Sabki Bajegi Band is the first Indian reality film written and directed by Anirudh Chawla and produced by Yusuf Shaikh. The film is presented by Percept Pictures and Yen Movies.

==Cast==
- Sumeet Vyas as Amit
- Swara Bhaskar as Jaya
- Alekh Sangal as Harsh
- Shaurya Chauhan as Savvy
- Amol Parashar as Siddharth "Sid"
- Aman Uppal as Karan
- Jhanvi Desai as Pallavi
- Samarth Shandilya as DK
- Nisha Lalwani as Vasna
- Rajkummar Rao as Randeep "Randy"

==Production==

Anirudh Chawla hosted a farmhouse party for his friends who are well known names in the party circuit, television and film industry. There were hidden cameras at the venue. Conversations and confessions got recorded.
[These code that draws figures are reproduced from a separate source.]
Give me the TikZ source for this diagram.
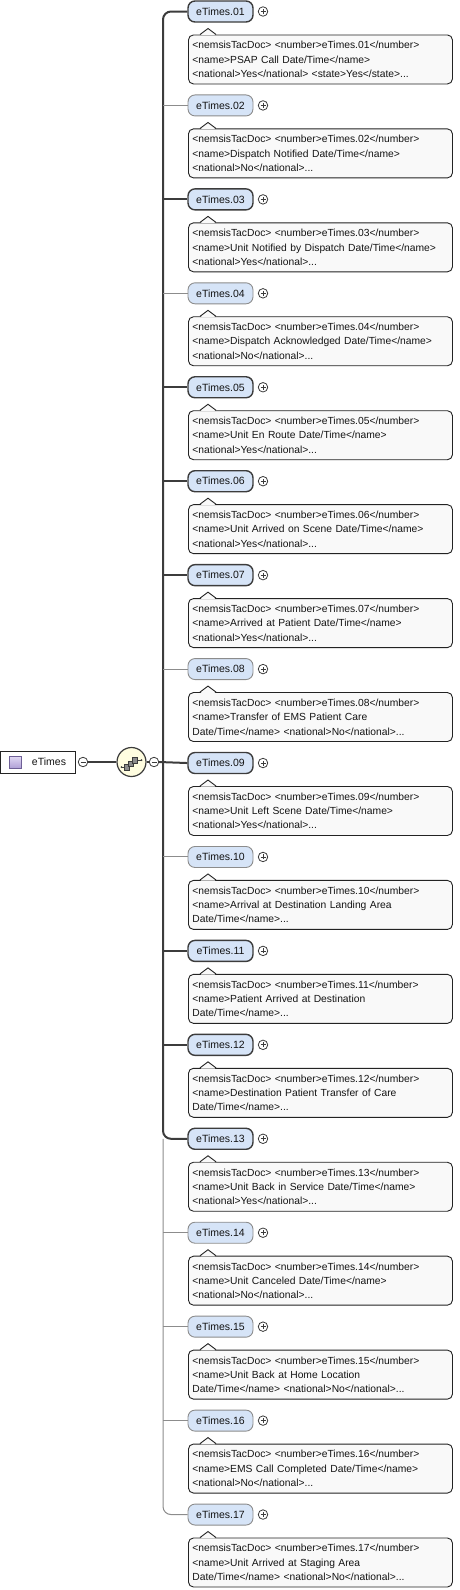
\documentclass[tikz,border=0pt]{standalone}
\usepackage{fontspec}
\setmainfont{Liberation Sans}
\definecolor{elemfill}{RGB}{214,228,247}
\definecolor{reqdraw}{RGB}{60,60,60}
\definecolor{optdraw}{RGB}{140,140,140}
\definecolor{annotfill}{RGB}{249,249,249}
\definecolor{annotdraw}{RGB}{35,35,35}
\definecolor{txt}{RGB}{20,20,20}
\definecolor{seqfill}{RGB}{255,253,224}
\definecolor{icontop}{RGB}{226,218,244}
\definecolor{iconbot}{RGB}{176,160,214}
\definecolor{icondraw}{RGB}{110,95,150}
\definecolor{sqfill}{RGB}{140,140,140}
\tikzset{
  elembase/.style={rectangle, rounded corners=7pt, minimum width=65pt, minimum height=21pt,
    inner sep=0pt, fill=elemfill, text=txt, font=\fontsize{10.5}{12}\selectfont},
  elemreq/.style={elembase, draw=reqdraw, line width=1.4pt},
  elemopt/.style={elembase, draw=optdraw, line width=0.9pt},
  req-line/.style={draw=reqdraw, line width=2pt},
  opt-line/.style={draw=optdraw, line width=1pt},
  dark-line/.style={draw=reqdraw, line width=1.3pt},
  annot/.style={rectangle, rounded corners=5pt, draw=annotdraw, line width=0.9pt, fill=annotfill,
    minimum width=264pt, minimum height=49pt, text width=256pt, inner xsep=4pt, inner ysep=2pt,
    align=left, anchor=north west, text=txt, font=\fontsize{10.3}{14.3}\selectfont},
  pointerfill/.style={fill=annotfill},
  pointerdraw/.style={draw=annotdraw, line width=0.9pt},
  smallcirc/.style={circle, draw=reqdraw, line width=0.8pt, minimum size=9.5pt, inner sep=0pt, fill=white},
  pluscirc/.style={smallcirc, path picture={
      \draw[line width=0.8pt, draw=reqdraw] ([xshift=-2.5pt]path picture bounding box.center) -- ([xshift=2.5pt]path picture bounding box.center);
      \draw[line width=0.8pt, draw=reqdraw] ([yshift=-2.5pt]path picture bounding box.center) -- ([yshift=2.5pt]path picture bounding box.center);}},
  minuscirc/.style={smallcirc, path picture={
      \draw[line width=0.8pt, draw=reqdraw] ([xshift=-2.5pt]path picture bounding box.center) -- ([xshift=2.5pt]path picture bounding box.center);}},
  rootbox/.style={rectangle, draw=annotdraw, line width=1pt, fill=white, minimum width=75pt, minimum height=22pt, inner sep=0pt},
  rooticon/.style={rectangle, draw=icondraw, line width=0.6pt, top color=icontop, bottom color=iconbot, minimum size=12pt, inner sep=0pt},
  rootlabel/.style={text=txt, inner sep=0pt, font=\fontsize{10.5}{12}\selectfont},
  seqcirc/.style={circle, draw=reqdraw, line width=1.2pt, fill=seqfill, minimum size=29pt, inner sep=0pt},
  seqsq/.style={rectangle, draw=reqdraw, line width=0.5pt, fill=sqfill, minimum size=5.5pt, inner sep=0pt},
}
\newcommand{\etel}[5]{%
  \pgfmathsetmacro{\ey}{11.5+(#1-1)*93.94}
  \node[elem#3] (e#2) at (220.5,\ey) {eTimes.#2};
  \node[pluscirc] (p#2) at (263,\ey) {};
  \node[annot] (a#2) at (188,\ey+23) {<nemsisTacDoc> <number>eTimes.#2</number>\\#4\\#5};
  \fill[pointerfill] (200.7,\ey+23.7) -- (208,\ey+17) -- (215.3,\ey+23.7) -- cycle;
  \draw[pointerdraw] (200,\ey+23) -- (208,\ey+17) -- (216,\ey+23);
}
\begin{document}
\begin{tikzpicture}[x=1pt,y=-1pt]
\useasboundingbox (0,0) rectangle (459,1590);
% elements
\etel{1}{01}{req}{<name>PSAP Call Date/Time</name>}{<national>Yes</national> <state>Yes</state>...}
\etel{2}{02}{opt}{<name>Dispatch Notified Date/Time</name>}{<national>No</national>...}
\etel{3}{03}{req}{<name>Unit Notified by Dispatch Date/Time</name>}{<national>Yes</national>...}
\etel{4}{04}{opt}{<name>Dispatch Acknowledged Date/Time</name>}{<national>No</national>...}
\etel{5}{05}{req}{<name>Unit En Route Date/Time</name>}{<national>Yes</national>...}
\etel{6}{06}{req}{<name>Unit Arrived on Scene Date/Time</name>}{<national>Yes</national>...}
\etel{7}{07}{req}{<name>Arrived at Patient Date/Time</name>}{<national>Yes</national>...}
\etel{8}{08}{opt}{<name>Transfer of EMS Patient Care}{Date/Time</name> <national>No</national>...}
\etel{9}{09}{req}{<name>Unit Left Scene Date/Time</name>}{<national>Yes</national>...}
\etel{10}{10}{opt}{<name>Arrival at Destination Landing Area}{Date/Time</name>...}
\etel{11}{11}{req}{<name>Patient Arrived at Destination}{Date/Time</name>...}
\etel{12}{12}{req}{<name>Destination Patient Transfer of Care}{Date/Time</name>...}
\etel{13}{13}{req}{<name>Unit Back in Service Date/Time</name>}{<national>Yes</national>...}
\etel{14}{14}{opt}{<name>Unit Canceled Date/Time</name>}{<national>No</national>...}
\etel{15}{15}{opt}{<name>Unit Back at Home Location}{Date/Time</name> <national>No</national>...}
\etel{16}{16}{opt}{<name>EMS Call Completed Date/Time</name>}{<national>No</national>...}
\etel{17}{17}{opt}{<name>Unit Arrived at Staging Area}{Date/Time</name> <national>No</national>...}
% root
\node[rootbox] (root) at (37.5,762) {};
\node[rooticon] (ricon) at (15.5,762) {};
\node[rootlabel] (rlabel) at (49,762) {eTimes};
\node[minuscirc] (m1) at (83,762) {};
\node[seqcirc] (seq) at (131.5,762) {};
\node[minuscirc] (m2) at (154,762) {};
% sequence icon
\coordinate (sl) at (121.5,767);
\coordinate (sr) at (141.5,760);
\node[seqsq] (q1) at (126.5,767) {};
\node[seqsq] (q2) at (130.5,763.5) {};
\node[seqsq] (q3) at (134.5,760) {};
\draw[line width=0.8pt, draw=reqdraw] (sl) -- (q1.west);
\draw[line width=0.8pt, draw=reqdraw] (q3.east) -- (sr);
\fill[reqdraw] (sl) circle (1pt);
\fill[reqdraw] (sr) circle (1pt);
% connectors
\coordinate (tx) at (163,762);
\draw[dark-line] (m1.east) -- (seq.west);
\draw[dark-line] (seq.east) -- (m2.west);
\draw[opt-line, rounded corners=8pt] (e13.west -| tx) -- (e17.west -| tx) -- (e17.west);
\draw[req-line, rounded corners=8pt] (e01.west) -- (e01.west -| tx) -- (e13.west -| tx) -- (e13.west);
\foreach \k/\s in {02/opt,03/req,04/opt,05/req,06/req,07/req,08/opt,10/opt,11/req,12/req,14/opt,15/opt,16/opt}
  \draw[\s-line] (e\k.west -| tx) -- (e\k.west);
\draw[req-line] (m2.east) -- (e09.west);
\end{tikzpicture}
\end{document}
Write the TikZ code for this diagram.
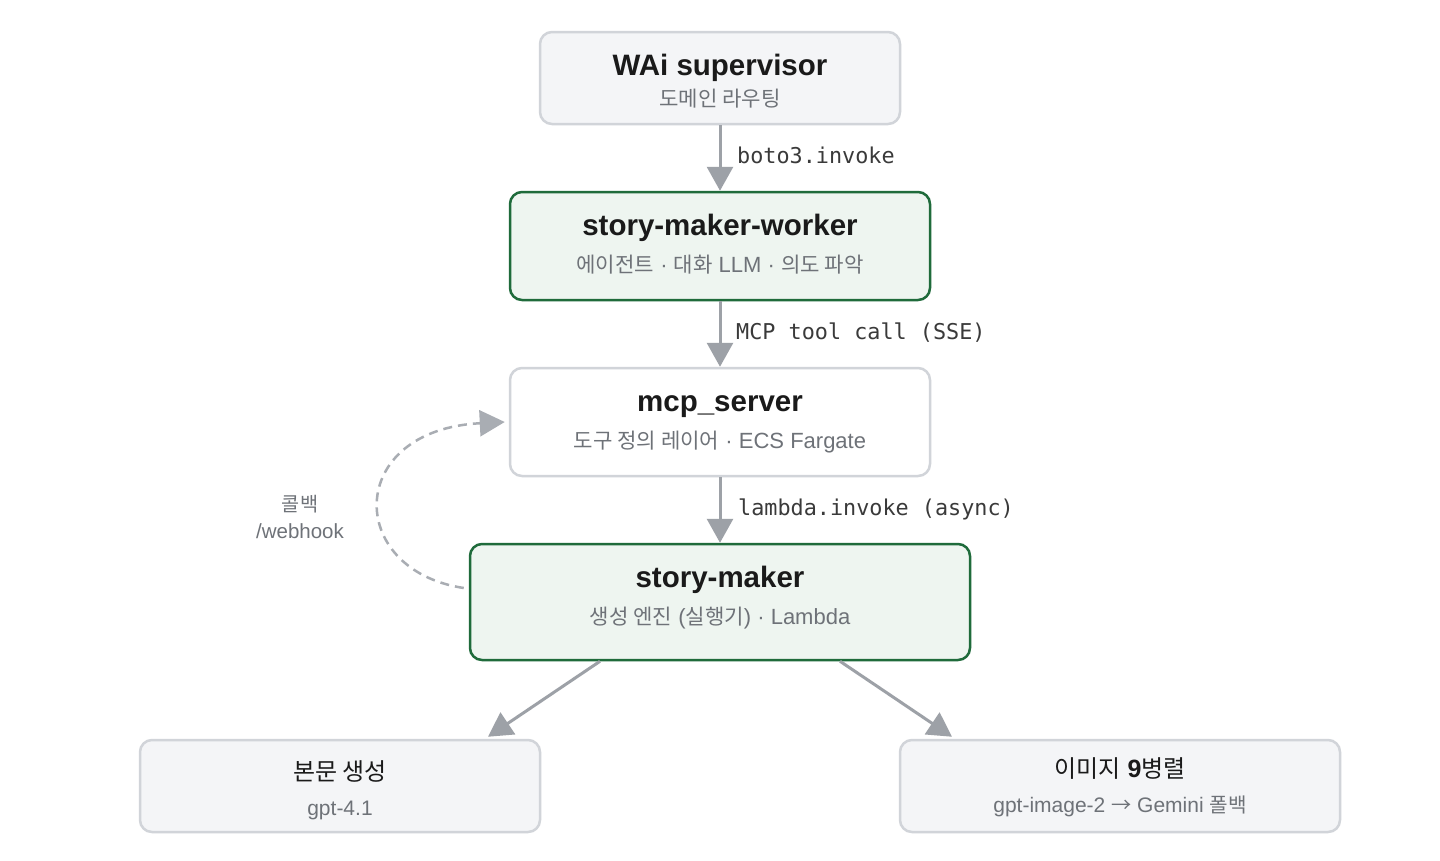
\documentclass[tikz,border=0pt]{standalone}
\usepackage{fontspec}
\setmainfont{Liberation Sans}
\newfontfamily\krfont[Scale=0.96]{Noto Sans CJK KR}
\newfontfamily\codefont{DejaVu Sans Mono}
\usetikzlibrary{arrows.meta,calc}
\definecolor{boxgray}{HTML}{F4F5F7}
\definecolor{bordergray}{HTML}{D1D4D9}
\definecolor{boxgreen}{HTML}{EEF5F0}
\definecolor{bordergreen}{HTML}{1F6B3B}
\definecolor{arrowgray}{HTML}{9DA1A7}
\definecolor{dashgray}{HTML}{A9ADB3}
\definecolor{subgray}{HTML}{6E7278}
\definecolor{titleblack}{HTML}{1A1A1A}
\definecolor{labeldark}{HTML}{3A3A3A}
\newcommand\kr[1]{{\krfont #1}}
\tikzset{
  box/.style={draw=bordergray, line width=2.5pt, rounded corners=12pt, fill=boxgray, inner sep=0pt},
  greenbox/.style={box, draw=bordergreen, fill=boxgreen},
  whitebox/.style={box, fill=white},
  ttl/.style={font=\fontsize{29.5}{34}\selectfont\bfseries, text=titleblack, anchor=base, inner sep=0pt},
  subt/.style={font=\fontsize{22}{26}\selectfont, text=subgray, anchor=base, inner sep=0pt},
  btitle/.style={font=\fontsize{25}{30}\selectfont, text=titleblack, anchor=base, inner sep=0pt},
  bsub/.style={font=\fontsize{21}{25}\selectfont, text=subgray, anchor=base, inner sep=0pt},
  flow/.style={draw=arrowgray, line width=3pt, -{Triangle[width=26pt,length=24pt]}},
  cb/.style={draw=dashgray, line width=2.5pt, dash pattern=on 9pt off 6pt, -{Triangle[width=26pt,length=25pt]}},
  elabel/.style={font=\codefont\fontsize{21.8}{26}\selectfont, text=labeldark, anchor=base west, inner sep=0pt},
  side/.style={font=\fontsize{20.5}{24}\selectfont, text=subgray, anchor=base, inner sep=0pt}
}
\begin{document}
\begin{tikzpicture}[x=1pt,y=-1pt]
\useasboundingbox[fill=white] (0,0) rectangle (1440,860);
% boxes
\node[box, minimum width=360pt, minimum height=92pt] (wai) at (720,78) {};
\node[greenbox, minimum width=420pt, minimum height=108pt] (worker) at (720,246) {};
\node[whitebox, minimum width=420pt, minimum height=108pt] (mcp) at (720,422) {};
\node[greenbox, minimum width=500pt, minimum height=116pt] (sm) at (720,602) {};
\node[box, minimum width=400pt, minimum height=92pt] (body) at (340,786) {};
\node[box, minimum width=440pt, minimum height=92pt] (img) at (1120,786) {};
% texts
\node[ttl] (waiT) at (720,75) {WAi supervisor};
\node[subt] (waiS) at (720,106) {\kr{도메인 라우팅}};
\node[ttl] (workerT) at (720,235) {story-maker-worker};
\node[subt] (workerS) at (720,272) {\kr{에이전트} · \kr{대화} LLM · \kr{의도 파악}};
\node[ttl] (mcpT) at (720,411) {mcp\_server};
\node[subt] (mcpS) at (720,448) {\kr{도구 정의 레이어} · ECS Fargate};
\node[ttl] (smT) at (720,587) {story-maker};
\node[subt] (smS) at (720,624) {\kr{생성 엔진} (\kr{실행기}) · Lambda};
\node[btitle] (bodyT) at (340,780) {\kr{본문 생성}};
\node[bsub] (bodyS) at (340,815) {gpt-4.1};
\node[btitle] (imgT) at (1120,777) {\kr{이미지} \textbf{9}\kr{병렬}};
\node[bsub] (imgS) at (1120,812) {gpt-image-2 \kr{→} Gemini \kr{폴백}};
% connectors
\draw[flow] (wai.south) -- (worker.north);
\draw[flow] (worker.south) -- (mcp.north);
\draw[flow] (mcp.south) -- (sm.north);
\draw[flow] ([xshift=-120pt]sm.south) -- ([xshift=148pt,yshift=2pt]body.north);
\draw[flow] ([xshift=120pt]sm.south) -- ([xshift=-168pt,yshift=2pt]img.north);
\coordinate (cbStart) at ([xshift=-5pt,yshift=14pt]sm.west);
\coordinate (cbEnd) at ([xshift=-4pt]mcp.west);
\draw[cb] (cbStart) .. controls (345,570) and (345,430) .. (cbEnd);
% edge labels
\node[elabel] (l1) at (737,163) {boto3.invoke};
\node[elabel] (l2) at (736,339) {MCP tool call (SSE)};
\node[elabel] (l3) at (738,515) {lambda.invoke (async)};
\node[side] (cbL1) at (300,511) {\kr{콜백}};
\node[side] (cbL2) at (300,538) {/webhook};
\end{tikzpicture}
\end{document}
When Anirudh Chawla and Yusuf Shaikh saw the raw uncensored footage, they decided to turn it in to a reality film.

==Critical reception==
Times of India gave it 1 out of 5 and said it would be an understatement to say dialogues are 'poor'. Each character displays passion for spouting ridiculous mindless statements that make you cringe.